=== Instruction ===
Please quote exactly the lines below from the line containing "Generate a web" to the line containing "C, Sig=210,4 Ref=360,100", both lines included, and nothing else.

=== Task inputs ===

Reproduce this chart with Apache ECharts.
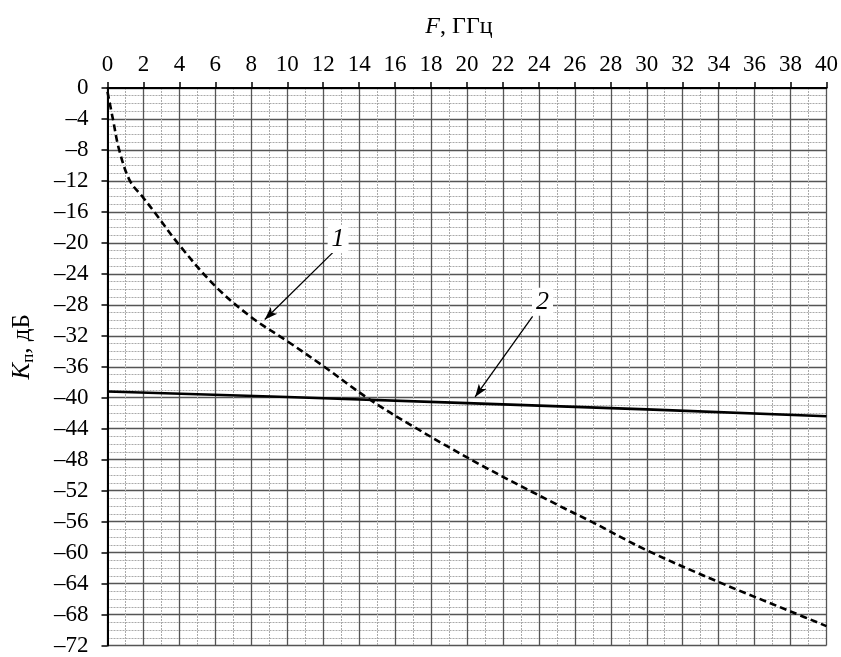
==
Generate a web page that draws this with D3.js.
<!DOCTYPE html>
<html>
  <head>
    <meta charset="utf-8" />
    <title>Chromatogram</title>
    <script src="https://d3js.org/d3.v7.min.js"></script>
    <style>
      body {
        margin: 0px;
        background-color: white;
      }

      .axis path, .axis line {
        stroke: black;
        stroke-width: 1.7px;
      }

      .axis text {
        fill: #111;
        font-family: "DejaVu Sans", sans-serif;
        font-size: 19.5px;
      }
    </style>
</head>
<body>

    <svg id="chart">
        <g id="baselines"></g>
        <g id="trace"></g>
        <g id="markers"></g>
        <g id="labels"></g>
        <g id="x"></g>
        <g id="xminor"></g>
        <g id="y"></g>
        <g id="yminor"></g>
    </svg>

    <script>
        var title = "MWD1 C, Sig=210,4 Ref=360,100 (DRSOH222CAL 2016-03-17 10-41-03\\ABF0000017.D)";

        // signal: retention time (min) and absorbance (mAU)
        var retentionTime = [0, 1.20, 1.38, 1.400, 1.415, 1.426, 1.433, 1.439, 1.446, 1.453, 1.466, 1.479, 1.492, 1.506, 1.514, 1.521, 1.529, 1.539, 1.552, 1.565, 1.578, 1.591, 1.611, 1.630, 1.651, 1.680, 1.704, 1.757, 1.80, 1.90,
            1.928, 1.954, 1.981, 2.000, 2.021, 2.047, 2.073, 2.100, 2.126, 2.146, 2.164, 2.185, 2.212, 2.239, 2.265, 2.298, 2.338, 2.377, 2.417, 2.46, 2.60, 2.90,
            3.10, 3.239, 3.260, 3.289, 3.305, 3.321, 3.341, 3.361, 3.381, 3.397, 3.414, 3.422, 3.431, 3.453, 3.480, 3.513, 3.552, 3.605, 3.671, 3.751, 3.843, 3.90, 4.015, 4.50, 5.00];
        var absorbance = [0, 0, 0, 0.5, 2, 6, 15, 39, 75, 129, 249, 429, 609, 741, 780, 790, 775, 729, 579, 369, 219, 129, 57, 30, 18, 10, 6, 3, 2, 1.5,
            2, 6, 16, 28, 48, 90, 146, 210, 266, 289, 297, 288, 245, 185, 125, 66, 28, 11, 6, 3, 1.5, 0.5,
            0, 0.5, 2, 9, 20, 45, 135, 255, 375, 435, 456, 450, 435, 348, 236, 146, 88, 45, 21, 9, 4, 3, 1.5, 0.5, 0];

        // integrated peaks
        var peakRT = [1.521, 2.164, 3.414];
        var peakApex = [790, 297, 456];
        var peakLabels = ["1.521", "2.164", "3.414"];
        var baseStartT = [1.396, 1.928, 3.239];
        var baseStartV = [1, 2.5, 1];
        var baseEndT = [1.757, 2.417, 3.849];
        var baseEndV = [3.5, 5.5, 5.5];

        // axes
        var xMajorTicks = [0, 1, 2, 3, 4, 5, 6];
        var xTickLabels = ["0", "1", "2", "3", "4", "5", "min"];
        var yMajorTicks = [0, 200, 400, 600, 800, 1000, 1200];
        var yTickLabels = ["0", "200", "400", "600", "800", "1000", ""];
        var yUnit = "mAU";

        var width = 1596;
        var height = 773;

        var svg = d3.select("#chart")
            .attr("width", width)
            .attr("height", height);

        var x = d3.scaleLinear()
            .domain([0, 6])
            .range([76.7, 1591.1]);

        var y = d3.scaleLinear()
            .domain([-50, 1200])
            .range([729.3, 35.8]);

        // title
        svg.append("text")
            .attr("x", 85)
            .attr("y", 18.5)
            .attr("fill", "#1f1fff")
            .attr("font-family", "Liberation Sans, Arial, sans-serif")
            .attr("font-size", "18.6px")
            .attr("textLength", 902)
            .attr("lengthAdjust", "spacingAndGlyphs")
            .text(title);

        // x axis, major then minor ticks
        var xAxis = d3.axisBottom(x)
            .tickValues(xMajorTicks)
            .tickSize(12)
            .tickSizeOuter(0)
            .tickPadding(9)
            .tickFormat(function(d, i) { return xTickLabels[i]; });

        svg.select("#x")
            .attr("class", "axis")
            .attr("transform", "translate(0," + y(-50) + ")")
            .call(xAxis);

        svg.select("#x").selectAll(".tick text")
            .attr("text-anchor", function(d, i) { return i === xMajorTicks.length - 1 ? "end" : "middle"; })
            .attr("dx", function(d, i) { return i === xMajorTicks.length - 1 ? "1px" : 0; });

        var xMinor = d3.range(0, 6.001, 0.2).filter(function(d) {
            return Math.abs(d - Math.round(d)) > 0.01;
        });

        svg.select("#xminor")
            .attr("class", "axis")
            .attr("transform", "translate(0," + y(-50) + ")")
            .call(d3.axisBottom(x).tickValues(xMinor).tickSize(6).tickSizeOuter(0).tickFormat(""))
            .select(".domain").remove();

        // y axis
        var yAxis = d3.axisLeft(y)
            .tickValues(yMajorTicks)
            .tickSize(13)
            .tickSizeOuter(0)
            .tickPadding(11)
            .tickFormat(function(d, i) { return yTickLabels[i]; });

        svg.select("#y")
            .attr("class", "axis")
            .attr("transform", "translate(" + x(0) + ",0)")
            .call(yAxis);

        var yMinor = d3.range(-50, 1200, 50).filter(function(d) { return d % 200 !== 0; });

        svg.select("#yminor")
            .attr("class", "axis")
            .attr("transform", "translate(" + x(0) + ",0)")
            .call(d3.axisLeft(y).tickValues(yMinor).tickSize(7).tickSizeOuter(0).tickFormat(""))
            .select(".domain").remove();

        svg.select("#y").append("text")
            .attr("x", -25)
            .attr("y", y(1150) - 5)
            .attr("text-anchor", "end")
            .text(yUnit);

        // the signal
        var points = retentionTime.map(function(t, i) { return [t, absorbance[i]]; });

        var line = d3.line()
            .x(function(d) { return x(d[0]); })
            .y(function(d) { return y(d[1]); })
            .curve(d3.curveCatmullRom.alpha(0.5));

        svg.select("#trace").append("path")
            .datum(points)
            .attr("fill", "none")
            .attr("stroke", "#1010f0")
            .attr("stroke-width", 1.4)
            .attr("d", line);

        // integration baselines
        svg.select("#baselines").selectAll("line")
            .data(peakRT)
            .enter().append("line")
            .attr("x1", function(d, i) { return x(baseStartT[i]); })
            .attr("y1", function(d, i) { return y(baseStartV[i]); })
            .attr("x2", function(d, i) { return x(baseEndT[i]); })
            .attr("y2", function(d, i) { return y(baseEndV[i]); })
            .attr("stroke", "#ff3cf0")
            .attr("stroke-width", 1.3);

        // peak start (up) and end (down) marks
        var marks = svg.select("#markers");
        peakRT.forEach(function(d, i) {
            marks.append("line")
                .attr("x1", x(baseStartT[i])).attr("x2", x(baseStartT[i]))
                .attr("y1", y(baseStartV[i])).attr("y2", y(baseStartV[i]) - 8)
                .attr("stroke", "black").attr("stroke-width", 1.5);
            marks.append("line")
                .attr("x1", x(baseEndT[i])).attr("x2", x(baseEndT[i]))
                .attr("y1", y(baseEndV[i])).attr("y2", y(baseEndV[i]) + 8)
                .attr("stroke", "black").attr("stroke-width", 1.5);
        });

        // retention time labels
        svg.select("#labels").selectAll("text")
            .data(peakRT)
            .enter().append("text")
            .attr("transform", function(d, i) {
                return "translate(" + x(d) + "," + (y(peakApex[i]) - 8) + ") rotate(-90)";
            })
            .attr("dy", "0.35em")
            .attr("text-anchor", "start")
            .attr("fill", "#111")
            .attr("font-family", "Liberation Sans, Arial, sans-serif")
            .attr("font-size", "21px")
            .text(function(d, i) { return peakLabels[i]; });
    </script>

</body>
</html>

=== Correct response ===
Generate a web page that draws this with D3.js.
<!DOCTYPE html>
<html>
  <head>
    <meta charset="utf-8" />
    <title>Chromatogram</title>
    <script src="https://d3js.org/d3.v7.min.js"></script>
    <style>
      body {
        margin: 0px;
        background-color: white;
      }

      .axis path, .axis line {
        stroke: black;
        stroke-width: 1.7px;
      }

      .axis text {
        fill: #111;
        font-family: "DejaVu Sans", sans-serif;
        font-size: 19.5px;
      }
    </style>
</head>
<body>

    <svg id="chart">
        <g id="baselines"></g>
        <g id="trace"></g>
        <g id="markers"></g>
        <g id="labels"></g>
        <g id="x"></g>
        <g id="xminor"></g>
        <g id="y"></g>
        <g id="yminor"></g>
    </svg>

    <script>
        var title = "MWD1 C, Sig=210,4 Ref=360,100 (DRSOH222CAL 2016-03-17 10-41-03\\ABF0000017.D)";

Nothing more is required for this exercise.